Output the material beneath this task exactly, images excluded.

:: Data excerpt

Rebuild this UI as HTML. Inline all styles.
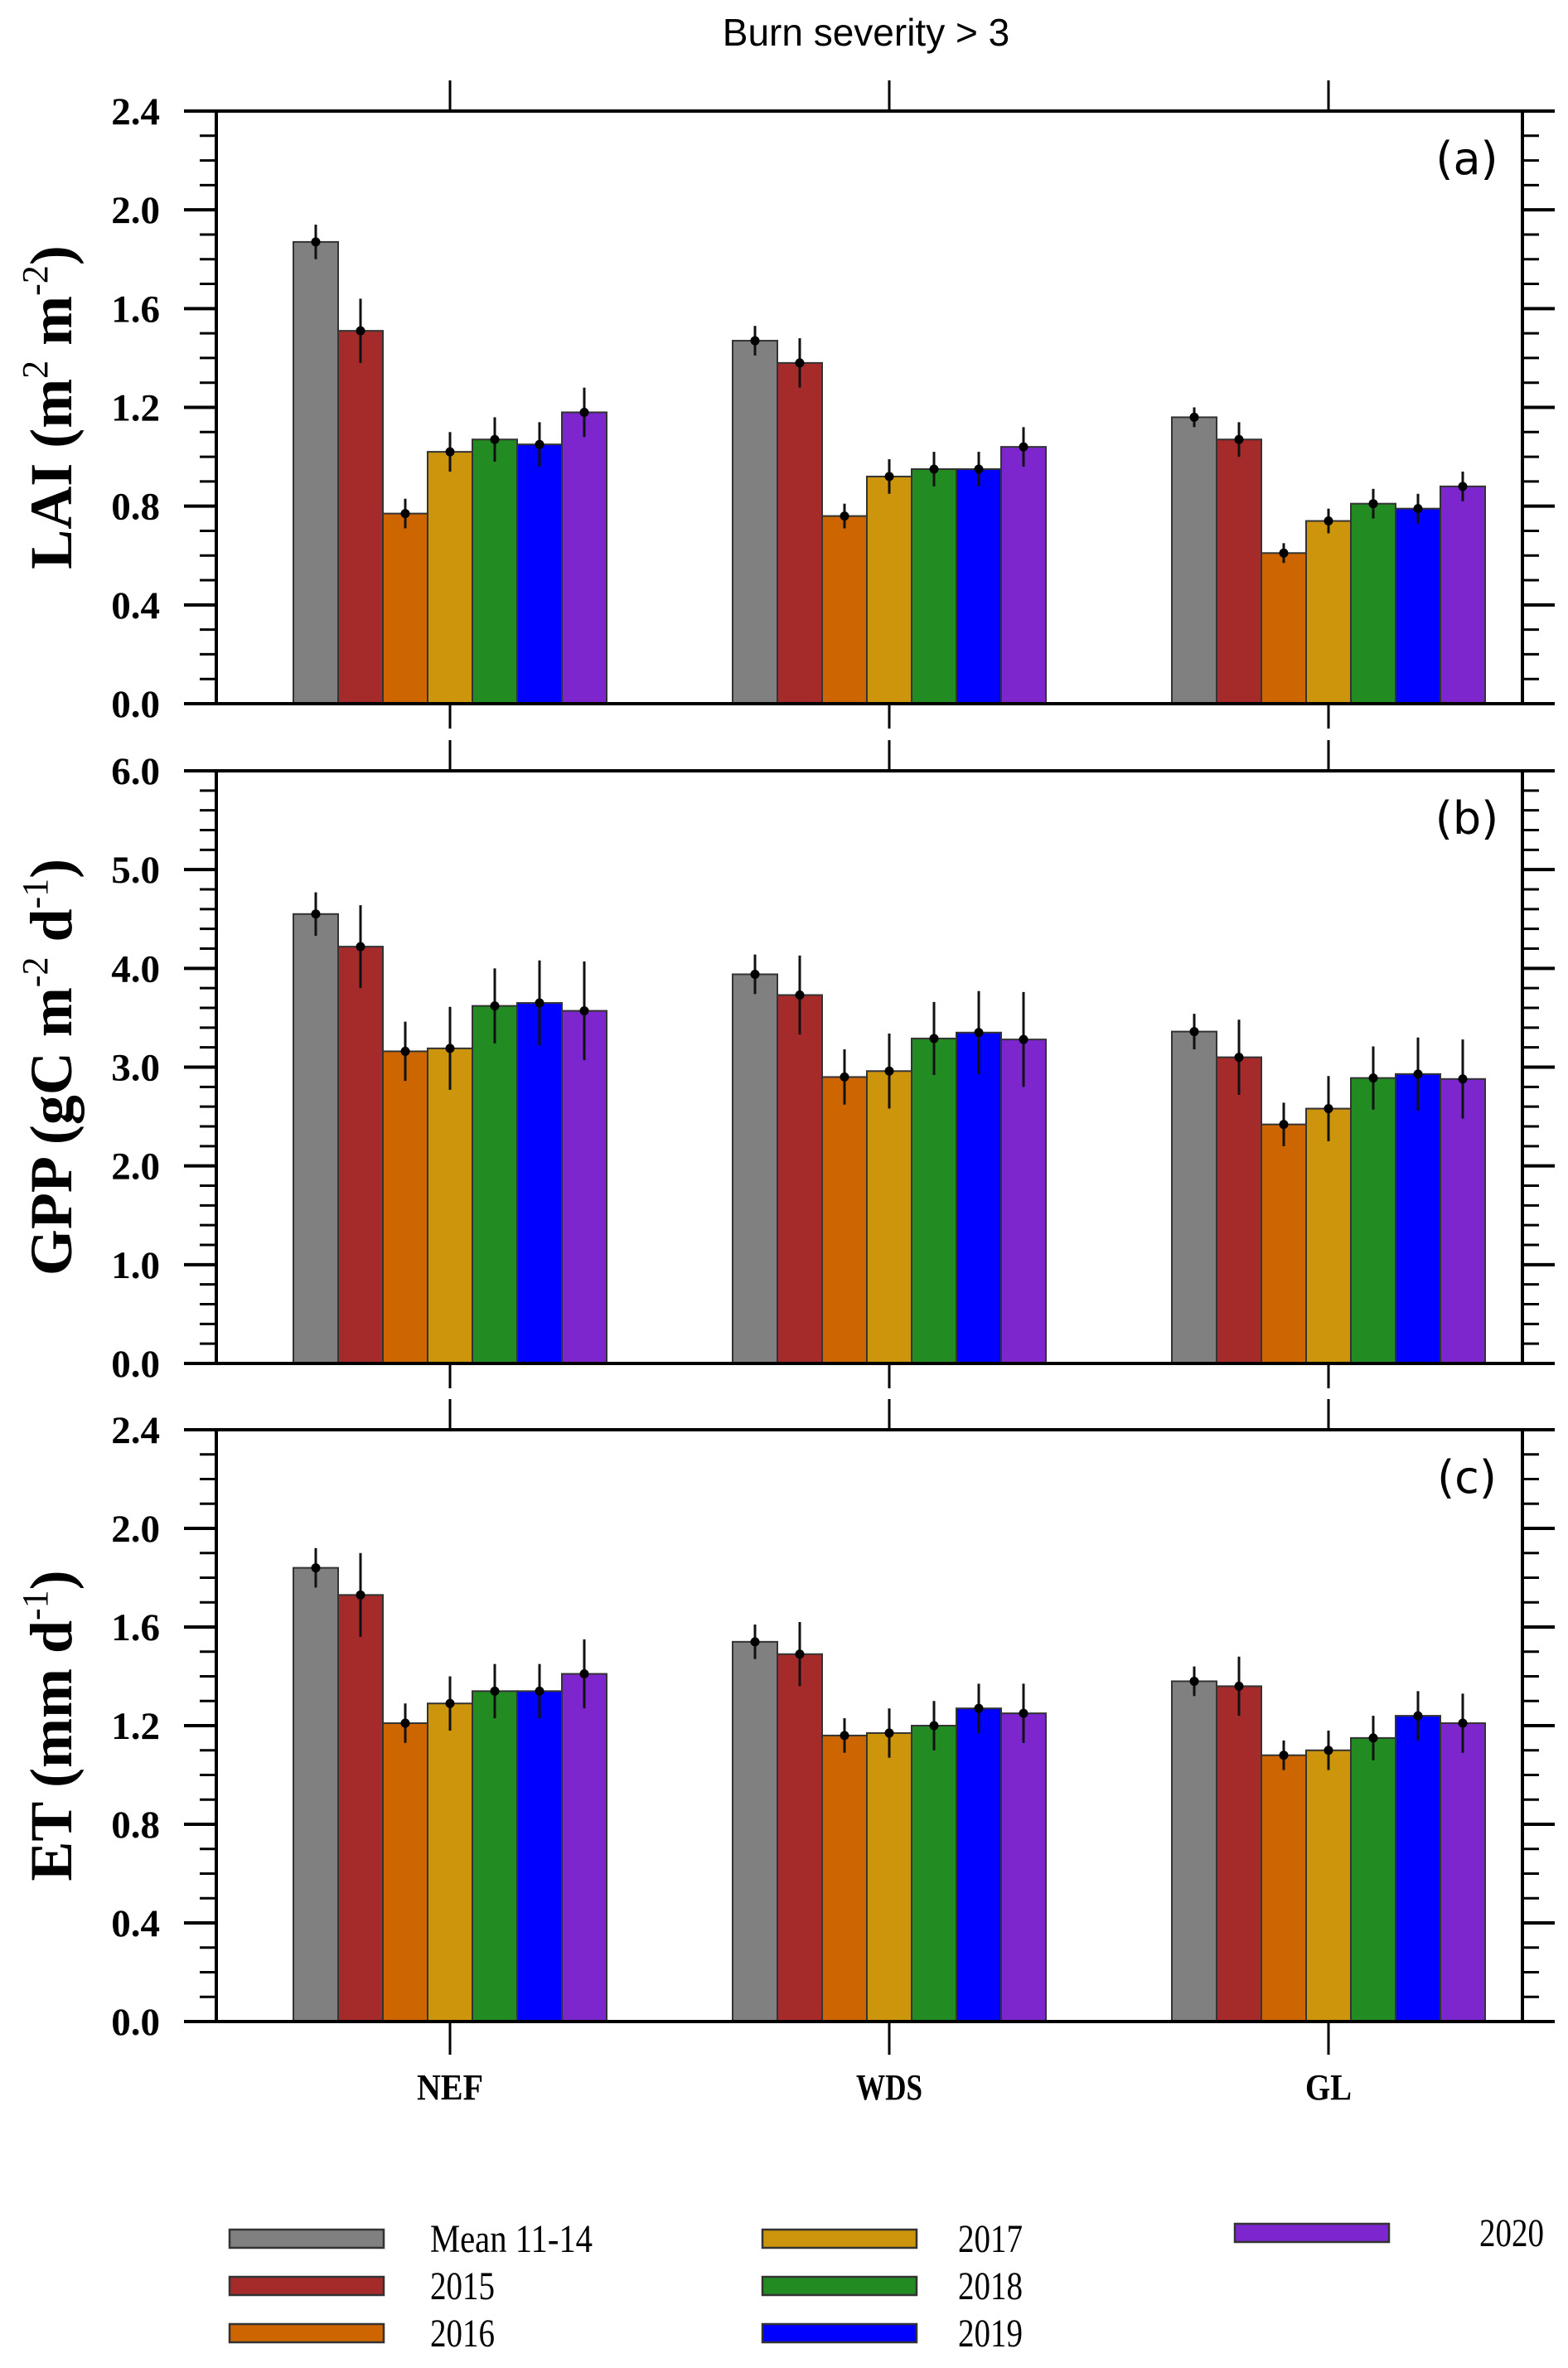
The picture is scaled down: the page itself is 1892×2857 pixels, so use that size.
<!DOCTYPE html>
<html><head><meta charset="utf-8"><style>
html,body{margin:0;padding:0;background:#fff}
svg{display:block}
</style></head><body>
<svg id="chart" width="1892" height="2857" viewBox="0 0 1892 2857" xmlns="http://www.w3.org/2000/svg">
<text x="1045" y="55" text-anchor="middle" font-family="Liberation Sans, sans-serif" font-size="46">Burn severity &gt; 3</text>
<g id="panels"></g>
<g id="legend"></g>
</svg>
<script>
const categories = ["NEF", "WDS", "GL"];
const seriesNames = ["Mean 11-14", "2015", "2016", "2017", "2018", "2019", "2020"];
const seriesColors = ["#808080", "#a52a2a", "#cd6600", "#cd950c", "#228b22", "#0000ff", "#7d26cd"];

const laiValues = [[1.87,1.51,0.77,1.02,1.07,1.05,1.18],[1.47,1.38,0.76,0.92,0.95,0.95,1.04],[1.16,1.07,0.61,0.74,0.81,0.79,0.88]];
const laiErrors = [[0.07,0.13,0.06,0.08,0.09,0.09,0.10],[0.06,0.10,0.05,0.07,0.07,0.07,0.08],[0.04,0.07,0.04,0.05,0.06,0.06,0.06]];
const gppValues = [[4.55,4.22,3.16,3.19,3.62,3.65,3.57],[3.94,3.73,2.90,2.96,3.29,3.35,3.28],[3.36,3.10,2.42,2.58,2.89,2.93,2.88]];
const gppErrors = [[0.22,0.42,0.30,0.42,0.38,0.43,0.50],[0.20,0.40,0.28,0.38,0.37,0.42,0.48],[0.18,0.38,0.22,0.33,0.32,0.37,0.40]];
const etValues = [[1.84,1.73,1.21,1.29,1.34,1.34,1.41],[1.54,1.49,1.16,1.17,1.20,1.27,1.25],[1.38,1.36,1.08,1.10,1.15,1.24,1.21]];
const etErrors = [[0.08,0.17,0.08,0.11,0.11,0.11,0.14],[0.07,0.13,0.07,0.10,0.10,0.10,0.12],[0.06,0.12,0.06,0.08,0.09,0.10,0.12]];

const laiTicks = ["0.0","0.4","0.8","1.2","1.6","2.0","2.4"];
const gppTicks = ["0.0","1.0","2.0","3.0","4.0","5.0","6.0"];
const etTicks = ["0.0","0.4","0.8","1.2","1.6","2.0","2.4"];

const NS = "http://www.w3.org/2000/svg";
function mk(tag, attrs, parent){const e=document.createElementNS(NS,tag);for(const k in attrs)e.setAttribute(k,attrs[k]);parent.appendChild(e);return e;}

const L=261, R=1837;
const barW=54;
function xCat(i){return 543 + i*530;}

const panels=[
 {name:"lai",top:134,bot:849,max:2.4,minor:0.1,major:0.4,ticks:laiTicks,vals:laiValues,errs:laiErrors,label:"(a)",title:["LAI (m","2"," m","-2",")"]},
 {name:"gpp",top:930,bot:1645,max:6.0,minor:0.2,major:1.0,ticks:gppTicks,vals:gppValues,errs:gppErrors,label:"(b)",title:["GPP (gC m","-2"," d","-1",")"]},
 {name:"et",top:1725,bot:2439,max:2.4,minor:0.1,major:0.4,ticks:etTicks,vals:etValues,errs:etErrors,label:"(c)",title:["ET (mm d","-1",")"]}
];
const root=document.getElementById('panels');
panels.forEach((p,pi)=>{
  const g=mk('g',{},root);
  
  
  const y=v=>p.bot-(v/p.max)*(p.bot-p.top);
  p.vals.forEach((grp,ci)=>{
    grp.forEach((v,si)=>{
      const x0=xCat(ci)-3.5*barW+si*barW;
      const r=mk('rect',{x:x0,y:y(v),width:barW,height:p.bot-y(v),fill:seriesColors[si],stroke:"#333",'stroke-width':2},g);
      
      
    });
  });
  p.vals.forEach((grp,ci)=>{
    grp.forEach((v,si)=>{
      const cx=xCat(ci)-3*barW+si*barW;
      const e=p.errs[ci][si];
      const l=mk('line',{x1:cx,x2:cx,y1:y(v+e),y2:y(v-e),stroke:"#111",'stroke-width':3},g);
      
      
      const c=mk('circle',{cx:cx,cy:y(v),r:5.5,fill:"#000"},g);
      
      
    });
  });
  const ax=mk('g',{stroke:"#000",fill:"none"},g);
  
  
  mk('rect',{x:L,y:p.top,width:R-L,height:p.bot-p.top,'stroke-width':4},ax);
  const n=Math.round(p.max/p.minor);
  for(let k=0;k<=n;k++){
    const v=k*p.minor, yy=y(v);
    const isMaj=Math.abs((v/p.major)-Math.round(v/p.major))<1e-6;
    const len=isMaj?39:20;
    mk('line',{x1:L-len,x2:L,y1:yy,y2:yy,'stroke-width':isMaj?4:3},ax);
    mk('line',{x1:R,x2:R+len,y1:yy,y2:yy,'stroke-width':isMaj?4:3},ax);
  }
  p.ticks.forEach((t,k)=>{
    const tx=mk('text',{x:193,y:y(k*p.major)+16,'text-anchor':'end','font-family':'Liberation Serif, serif','font-weight':'bold','font-size':47,fill:'#000',stroke:'none'},g);
    tx.textContent=t;
    
    
  });
  categories.forEach((c,ci)=>{
    mk('line',{x1:xCat(ci),x2:xCat(ci),y1:p.top-37,y2:p.top,'stroke-width':3},ax);
    mk('line',{x1:xCat(ci),x2:xCat(ci),y1:p.bot,y2:p.bot+(pi==2?40:30),'stroke-width':3},ax);
  });
  const lb=mk('text',{x:1770,y:p.top+76,'text-anchor':'middle','font-family':'DejaVu Sans, Liberation Sans, sans-serif','font-size':54,fill:'#000'},g);
  lb.textContent=p.label;
  
  
  const cy=(p.top+p.bot)/2;
  const tt=mk('text',{x:0,y:0,transform:`translate(86,${cy}) rotate(-90)`,'text-anchor':'middle','font-family':'Liberation Serif, serif','font-weight':'bold','font-size':72,fill:'#000'},g);
  
  
  p.title.forEach((s,i)=>{
    const sp=mk('tspan',{},tt);
    sp.textContent=s;
    if(i%2==1){sp.setAttribute('font-size','44');sp.setAttribute('dy','-29');sp.setAttribute('font-weight','normal');}
    else if(i>0){sp.setAttribute('dy','29');}
  });
});
categories.forEach((c,ci)=>{
  const t=mk('text',{x:xCat(ci),y:2533,'text-anchor':'middle','font-family':'Liberation Serif, serif','font-weight':'bold','font-size':44,fill:'#000',textLength:(c.length==3?80:56),lengthAdjust:'spacingAndGlyphs'},document.getElementById('chart'));
  t.textContent=c;
  
  
});
const leg=document.getElementById('legend');
const legPos=[[277,2701],[277,2758],[277,2815],[920,2701],[920,2758],[920,2815],[1490,2694]];
const txtX=[519,519,519,1156,1156,1156,1785];
seriesNames.forEach((s,i)=>{
  const [lx,ly]=legPos[i];
  const g=mk('g',{},leg);
  
  
  mk('rect',{x:lx,y:ly-11,width:186,height:22,fill:seriesColors[i],stroke:'#333','stroke-width':2.5},g);
  const t=mk('text',{x:txtX[i],y:ly+16,'font-family':'Liberation Serif, serif','font-size':48,fill:'#000',textLength:(s.length>4?196:78),lengthAdjust:'spacingAndGlyphs'},g);
  t.textContent=s;
});
</script>
</body></html>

::::

◆ Answer for the task ◆
Rebuild this UI as HTML. Inline all styles.
The picture is scaled down: the page itself is 1892×2857 pixels, so use that size.
<!DOCTYPE html>
<html><head><meta charset="utf-8"><style>
html,body{margin:0;padding:0;background:#fff}
svg{display:block}
</style></head><body>
<svg id="chart" width="1892" height="2857" viewBox="0 0 1892 2857" xmlns="http://www.w3.org/2000/svg">
<text x="1045" y="55" text-anchor="middle" font-family="Liberation Sans, sans-serif" font-size="46">Burn severity &gt; 3</text>
<g id="panels"></g>
<g id="legend"></g>
</svg>
<script>
const categories = ["NEF", "WDS", "GL"];
const seriesNames = ["Mean 11-14", "2015", "2016", "2017", "2018", "2019", "2020"];
const seriesColors = ["#808080", "#a52a2a", "#cd6600", "#cd950c", "#228b22", "#0000ff", "#7d26cd"];

const laiValues = [[1.87,1.51,0.77,1.02,1.07,1.05,1.18],[1.47,1.38,0.76,0.92,0.95,0.95,1.04],[1.16,1.07,0.61,0.74,0.81,0.79,0.88]];
const laiErrors = [[0.07,0.13,0.06,0.08,0.09,0.09,0.10],[0.06,0.10,0.05,0.07,0.07,0.07,0.08],[0.04,0.07,0.04,0.05,0.06,0.06,0.06]];
const gppValues = [[4.55,4.22,3.16,3.19,3.62,3.65,3.57],[3.94,3.73,2.90,2.96,3.29,3.35,3.28],[3.36,3.10,2.42,2.58,2.89,2.93,2.88]];
const gppErrors = [[0.22,0.42,0.30,0.42,0.38,0.43,0.50],[0.20,0.40,0.28,0.38,0.37,0.42,0.48],[0.18,0.38,0.22,0.33,0.32,0.37,0.40]];
const etValues = [[1.84,1.73,1.21,1.29,1.34,1.34,1.41],[1.54,1.49,1.16,1.17,1.20,1.27,1.25],[1.38,1.36,1.08,1.10,1.15,1.24,1.21]];
const etErrors = [[0.08,0.17,0.08,0.11,0.11,0.11,0.14],[0.07,0.13,0.07,0.10,0.10,0.10,0.12],[0.06,0.12,0.06,0.08,0.09,0.10,0.12]];

const laiTicks = ["0.0","0.4","0.8","1.2","1.6","2.0","2.4"];
const gppTicks = ["0.0","1.0","2.0","3.0","4.0","5.0","6.0"];
const etTicks = ["0.0","0.4","0.8","1.2","1.6","2.0","2.4"];

const NS = "http://www.w3.org/2000/svg";
function mk(tag, attrs, parent){const e=document.createElementNS(NS,tag);for(const k in attrs)e.setAttribute(k,attrs[k]);parent.appendChild(e);return e;}

const L=261, R=1837;
const barW=54;
function xCat(i){return 543 + i*530;}

const panels=[
 {name:"lai",top:134,bot:849,max:2.4,minor:0.1,major:0.4,ticks:laiTicks,vals:laiValues,errs:laiErrors,label:"(a)",title:["LAI (m","2"," m","-2",")"]},
 {name:"gpp",top:930,bot:1645,max:6.0,minor:0.2,major:1.0,ticks:gppTicks,vals:gppValues,errs:gppErrors,label:"(b)",title:["GPP (gC m","-2"," d","-1",")"]},
 {name:"et",top:1725,bot:2439,max:2.4,minor:0.1,major:0.4,ticks:etTicks,vals:etValues,errs:etErrors,label:"(c)",title:["ET (mm d","-1",")"]}
];
const root=document.getElementById('panels');
panels.forEach((p,pi)=>{
  const g=mk('g',{},root);
  
  
  const y=v=>p.bot-(v/p.max)*(p.bot-p.top);
  p.vals.forEach((grp,ci)=>{
    grp.forEach((v,si)=>{
      const x0=xCat(ci)-3.5*barW+si*barW;
      const r=mk('rect',{x:x0,y:y(v),width:barW,height:p.bot-y(v),fill:seriesColors[si],stroke:"#333",'stroke-width':2},g);
      
      
    });
  });
  p.vals.forEach((grp,ci)=>{
    grp.forEach((v,si)=>{
      const cx=xCat(ci)-3*barW+si*barW;
      const e=p.errs[ci][si];
      const l=mk('line',{x1:cx,x2:cx,y1:y(v+e),y2:y(v-e),stroke:"#111",'stroke-width':3},g);
      
      
      const c=mk('circle',{cx:cx,cy:y(v),r:5.5,fill:"#000"},g);
      
      
    });
  });
  const ax=mk('g',{stroke:"#000",fill:"none"},g);
  
  
  mk('rect',{x:L,y:p.top,width:R-L,height:p.bot-p.top,'stroke-width':4},ax);
  const n=Math.round(p.max/p.minor);
  for(let k=0;k<=n;k++){
    const v=k*p.minor, yy=y(v);
    const isMaj=Math.abs((v/p.major)-Math.round(v/p.major))<1e-6;
    const len=isMaj?39:20;
    mk('line',{x1:L-len,x2:L,y1:yy,y2:yy,'stroke-width':isMaj?4:3},ax);
    mk('line',{x1:R,x2:R+len,y1:yy,y2:yy,'stroke-width':isMaj?4:3},ax);
  }
  p.ticks.forEach((t,k)=>{
    const tx=mk('text',{x:193,y:y(k*p.major)+16,'text-anchor':'end','font-family':'Liberation Serif, serif','font-weight':'bold','font-size':47,fill:'#000',stroke:'none'},g);
    tx.textContent=t;
    
    
  });
  categories.forEach((c,ci)=>{
    mk('line',{x1:xCat(ci),x2:xCat(ci),y1:p.top-37,y2:p.top,'stroke-width':3},ax);
    mk('line',{x1:xCat(ci),x2:xCat(ci),y1:p.bot,y2:p.bot+(pi==2?40:30),'stroke-width':3},ax);
  });
  const lb=mk('text',{x:1770,y:p.top+76,'text-anchor':'middle','font-family':'DejaVu Sans, Liberation Sans, sans-serif','font-size':54,fill:'#000'},g);
  lb.textContent=p.label;
  
  
  const cy=(p.top+p.bot)/2;
  const tt=mk('text',{x:0,y:0,transform:`translate(86,${cy}) rotate(-90)`,'text-anchor':'middle','font-family':'Liberation Serif, serif','font-weight':'bold','font-size':72,fill:'#000'},g);
  
  
  p.title.forEach((s,i)=>{
    const sp=mk('tspan',{},tt);
    sp.textContent=s;
    if(i%2==1){sp.setAttribute('font-size','44');sp.setAttribute('dy','-29');sp.setAttribute('font-weight','normal');}
    else if(i>0){sp.setAttribute('dy','29');}
  });
});
categories.forEach((c,ci)=>{
  const t=mk('text',{x:xCat(ci),y:2533,'text-anchor':'middle','font-family':'Liberation Serif, serif','font-weight':'bold','font-size':44,fill:'#000',textLength:(c.length==3?80:56),lengthAdjust:'spacingAndGlyphs'},document.getElementById('chart'));
  t.textContent=c;
  
  
});
const leg=document.getElementById('legend');
const legPos=[[277,2701],[277,2758],[277,2815],[920,2701],[920,2758],[920,2815],[1490,2694]];
const txtX=[519,519,519,1156,1156,1156,1785];
seriesNames.forEach((s,i)=>{
  const [lx,ly]=legPos[i];
  const g=mk('g',{},leg);
  
  
  mk('rect',{x:lx,y:ly-11,width:186,height:22,fill:seriesColors[i],stroke:'#333','stroke-width':2.5},g);
  const t=mk('text',{x:txtX[i],y:ly+16,'font-family':'Liberation Serif, serif','font-size':48,fill:'#000',textLength:(s.length>4?196:78),lengthAdjust:'spacingAndGlyphs'},g);
  t.textContent=s;
});
</script>
</body></html>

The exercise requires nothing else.